_DATA SEGMENT_
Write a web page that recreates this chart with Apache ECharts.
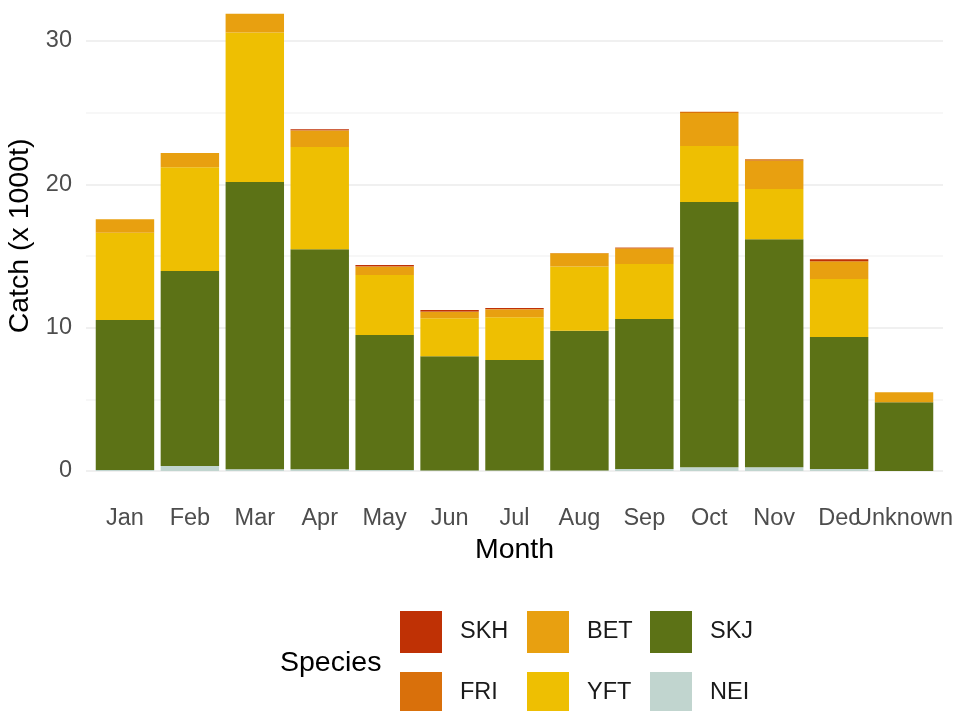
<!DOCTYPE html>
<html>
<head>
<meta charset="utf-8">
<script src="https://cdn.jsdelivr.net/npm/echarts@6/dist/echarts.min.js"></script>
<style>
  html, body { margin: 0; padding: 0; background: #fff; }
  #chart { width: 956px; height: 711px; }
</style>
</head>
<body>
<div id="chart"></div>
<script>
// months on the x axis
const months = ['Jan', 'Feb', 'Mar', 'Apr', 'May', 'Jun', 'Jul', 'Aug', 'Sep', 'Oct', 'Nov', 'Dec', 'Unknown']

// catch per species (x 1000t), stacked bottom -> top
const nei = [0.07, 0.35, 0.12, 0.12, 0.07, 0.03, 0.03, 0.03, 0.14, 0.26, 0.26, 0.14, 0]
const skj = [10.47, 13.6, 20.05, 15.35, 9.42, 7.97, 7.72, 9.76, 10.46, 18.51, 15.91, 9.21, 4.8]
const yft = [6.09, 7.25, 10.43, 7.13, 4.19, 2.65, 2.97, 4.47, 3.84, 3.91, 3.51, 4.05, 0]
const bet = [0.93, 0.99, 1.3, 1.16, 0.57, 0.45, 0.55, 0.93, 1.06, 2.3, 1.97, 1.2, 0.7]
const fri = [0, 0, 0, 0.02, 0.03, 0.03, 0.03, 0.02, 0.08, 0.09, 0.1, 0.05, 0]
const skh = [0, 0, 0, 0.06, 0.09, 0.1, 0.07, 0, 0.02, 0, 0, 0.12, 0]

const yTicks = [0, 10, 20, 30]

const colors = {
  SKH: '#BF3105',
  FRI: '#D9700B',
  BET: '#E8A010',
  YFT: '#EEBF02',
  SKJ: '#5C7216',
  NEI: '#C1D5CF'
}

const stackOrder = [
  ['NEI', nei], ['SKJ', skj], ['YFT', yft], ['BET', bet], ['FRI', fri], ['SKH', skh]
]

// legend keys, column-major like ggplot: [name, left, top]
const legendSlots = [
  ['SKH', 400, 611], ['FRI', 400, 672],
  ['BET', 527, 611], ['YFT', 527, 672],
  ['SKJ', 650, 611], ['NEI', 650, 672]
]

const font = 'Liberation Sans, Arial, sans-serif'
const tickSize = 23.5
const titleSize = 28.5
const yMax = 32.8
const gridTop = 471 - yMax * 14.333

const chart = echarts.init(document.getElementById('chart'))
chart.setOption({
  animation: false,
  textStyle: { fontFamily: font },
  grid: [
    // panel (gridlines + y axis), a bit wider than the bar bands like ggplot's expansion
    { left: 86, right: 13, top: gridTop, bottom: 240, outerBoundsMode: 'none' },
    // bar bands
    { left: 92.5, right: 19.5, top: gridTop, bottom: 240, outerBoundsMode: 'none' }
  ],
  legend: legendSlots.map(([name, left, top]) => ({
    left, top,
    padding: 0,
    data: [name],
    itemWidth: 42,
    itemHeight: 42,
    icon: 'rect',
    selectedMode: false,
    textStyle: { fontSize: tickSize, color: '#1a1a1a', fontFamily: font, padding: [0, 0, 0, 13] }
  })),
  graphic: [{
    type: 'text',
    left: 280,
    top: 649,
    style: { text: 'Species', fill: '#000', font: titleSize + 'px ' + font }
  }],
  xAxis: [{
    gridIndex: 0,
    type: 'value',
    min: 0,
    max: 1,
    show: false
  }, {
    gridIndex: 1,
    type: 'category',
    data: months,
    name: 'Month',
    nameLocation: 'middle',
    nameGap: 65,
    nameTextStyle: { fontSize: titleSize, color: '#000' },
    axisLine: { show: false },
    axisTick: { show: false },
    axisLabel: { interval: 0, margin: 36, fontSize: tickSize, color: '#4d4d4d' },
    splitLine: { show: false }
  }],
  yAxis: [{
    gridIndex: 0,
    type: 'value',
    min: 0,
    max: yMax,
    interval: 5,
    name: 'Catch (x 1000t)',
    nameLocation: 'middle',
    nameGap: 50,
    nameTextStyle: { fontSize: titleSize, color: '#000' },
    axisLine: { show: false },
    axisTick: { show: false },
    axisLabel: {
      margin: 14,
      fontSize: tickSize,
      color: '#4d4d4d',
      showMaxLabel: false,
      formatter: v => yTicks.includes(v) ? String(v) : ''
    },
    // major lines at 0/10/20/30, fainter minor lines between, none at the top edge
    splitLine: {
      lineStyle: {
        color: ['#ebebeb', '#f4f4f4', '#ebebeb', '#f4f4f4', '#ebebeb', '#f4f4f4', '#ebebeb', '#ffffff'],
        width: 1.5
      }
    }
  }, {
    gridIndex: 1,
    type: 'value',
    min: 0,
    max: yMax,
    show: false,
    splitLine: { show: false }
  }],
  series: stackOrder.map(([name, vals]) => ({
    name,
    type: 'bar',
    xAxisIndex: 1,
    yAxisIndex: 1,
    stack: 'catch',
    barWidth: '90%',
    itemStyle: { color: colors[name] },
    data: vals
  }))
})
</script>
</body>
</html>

_WRITTEN EXERCISE_
Every line of text is to be repeated exactly; pictures are left out.

_COMPLETE ANSWER_
Write a web page that recreates this chart with Apache ECharts.
<!DOCTYPE html>
<html>
<head>
<meta charset="utf-8">
<script src="https://cdn.jsdelivr.net/npm/echarts@6/dist/echarts.min.js"></script>
<style>
  html, body { margin: 0; padding: 0; background: #fff; }
  #chart { width: 956px; height: 711px; }
</style>
</head>
<body>
<div id="chart"></div>
<script>
// months on the x axis
const months = ['Jan', 'Feb', 'Mar', 'Apr', 'May', 'Jun', 'Jul', 'Aug', 'Sep', 'Oct', 'Nov', 'Dec', 'Unknown']

// catch per species (x 1000t), stacked bottom -> top
const nei = [0.07, 0.35, 0.12, 0.12, 0.07, 0.03, 0.03, 0.03, 0.14, 0.26, 0.26, 0.14, 0]
const skj = [10.47, 13.6, 20.05, 15.35, 9.42, 7.97, 7.72, 9.76, 10.46, 18.51, 15.91, 9.21, 4.8]
const yft = [6.09, 7.25, 10.43, 7.13, 4.19, 2.65, 2.97, 4.47, 3.84, 3.91, 3.51, 4.05, 0]
const bet = [0.93, 0.99, 1.3, 1.16, 0.57, 0.45, 0.55, 0.93, 1.06, 2.3, 1.97, 1.2, 0.7]
const fri = [0, 0, 0, 0.02, 0.03, 0.03, 0.03, 0.02, 0.08, 0.09, 0.1, 0.05, 0]
const skh = [0, 0, 0, 0.06, 0.09, 0.1, 0.07, 0, 0.02, 0, 0, 0.12, 0]

const yTicks = [0, 10, 20, 30]

const colors = {
  SKH: '#BF3105',
  FRI: '#D9700B',
  BET: '#E8A010',
  YFT: '#EEBF02',
  SKJ: '#5C7216',
  NEI: '#C1D5CF'
}

const stackOrder = [
  ['NEI', nei], ['SKJ', skj], ['YFT', yft], ['BET', bet], ['FRI', fri], ['SKH', skh]
]

// legend keys, column-major like ggplot: [name, left, top]
const legendSlots = [
  ['SKH', 400, 611], ['FRI', 400, 672],
  ['BET', 527, 611], ['YFT', 527, 672],
  ['SKJ', 650, 611], ['NEI', 650, 672]
]

const font = 'Liberation Sans, Arial, sans-serif'
const tickSize = 23.5
const titleSize = 28.5
const yMax = 32.8
const gridTop = 471 - yMax * 14.333

const chart = echarts.init(document.getElementById('chart'))
chart.setOption({
  animation: false,
  textStyle: { fontFamily: font },
  grid: [
    // panel (gridlines + y axis), a bit wider than the bar bands like ggplot's expansion
    { left: 86, right: 13, top: gridTop, bottom: 240, outerBoundsMode: 'none' },
    // bar bands
    { left: 92.5, right: 19.5, top: gridTop, bottom: 240, outerBoundsMode: 'none' }
  ],
  legend: legendSlots.map(([name, left, top]) => ({
    left, top,
    padding: 0,
    data: [name],
    itemWidth: 42,
    itemHeight: 42,
    icon: 'rect',
    selectedMode: false,
    textStyle: { fontSize: tickSize, color: '#1a1a1a', fontFamily: font, padding: [0, 0, 0, 13] }
  })),
  graphic: [{
    type: 'text',
    left: 280,
    top: 649,
    style: { text: 'Species', fill: '#000', font: titleSize + 'px ' + font }
  }],
  xAxis: [{
    gridIndex: 0,
    type: 'value',
    min: 0,
    max: 1,
    show: false
  }, {
    gridIndex: 1,
    type: 'category',
    data: months,
    name: 'Month',
    nameLocation: 'middle',
    nameGap: 65,
    nameTextStyle: { fontSize: titleSize, color: '#000' },
    axisLine: { show: false },
    axisTick: { show: false },
    axisLabel: { interval: 0, margin: 36, fontSize: tickSize, color: '#4d4d4d' },
    splitLine: { show: false }
  }],
  yAxis: [{
    gridIndex: 0,
    type: 'value',
    min: 0,
    max: yMax,
    interval: 5,
    name: 'Catch (x 1000t)',
    nameLocation: 'middle',
    nameGap: 50,
    nameTextStyle: { fontSize: titleSize, color: '#000' },
    axisLine: { show: false },
    axisTick: { show: false },
    axisLabel: {
      margin: 14,
      fontSize: tickSize,
      color: '#4d4d4d',
      showMaxLabel: false,
      formatter: v => yTicks.includes(v) ? String(v) : ''
    },
    // major lines at 0/10/20/30, fainter minor lines between, none at the top edge
    splitLine: {
      lineStyle: {
        color: ['#ebebeb', '#f4f4f4', '#ebebeb', '#f4f4f4', '#ebebeb', '#f4f4f4', '#ebebeb', '#ffffff'],
        width: 1.5
      }
    }
  }, {
    gridIndex: 1,
    type: 'value',
    min: 0,
    max: yMax,
    show: false,
    splitLine: { show: false }
  }],
  series: stackOrder.map(([name, vals]) => ({
    name,
    type: 'bar',
    xAxisIndex: 1,
    yAxisIndex: 1,
    stack: 'catch',
    barWidth: '90%',
    itemStyle: { color: colors[name] },
    data: vals
  }))
})
</script>
</body>
</html>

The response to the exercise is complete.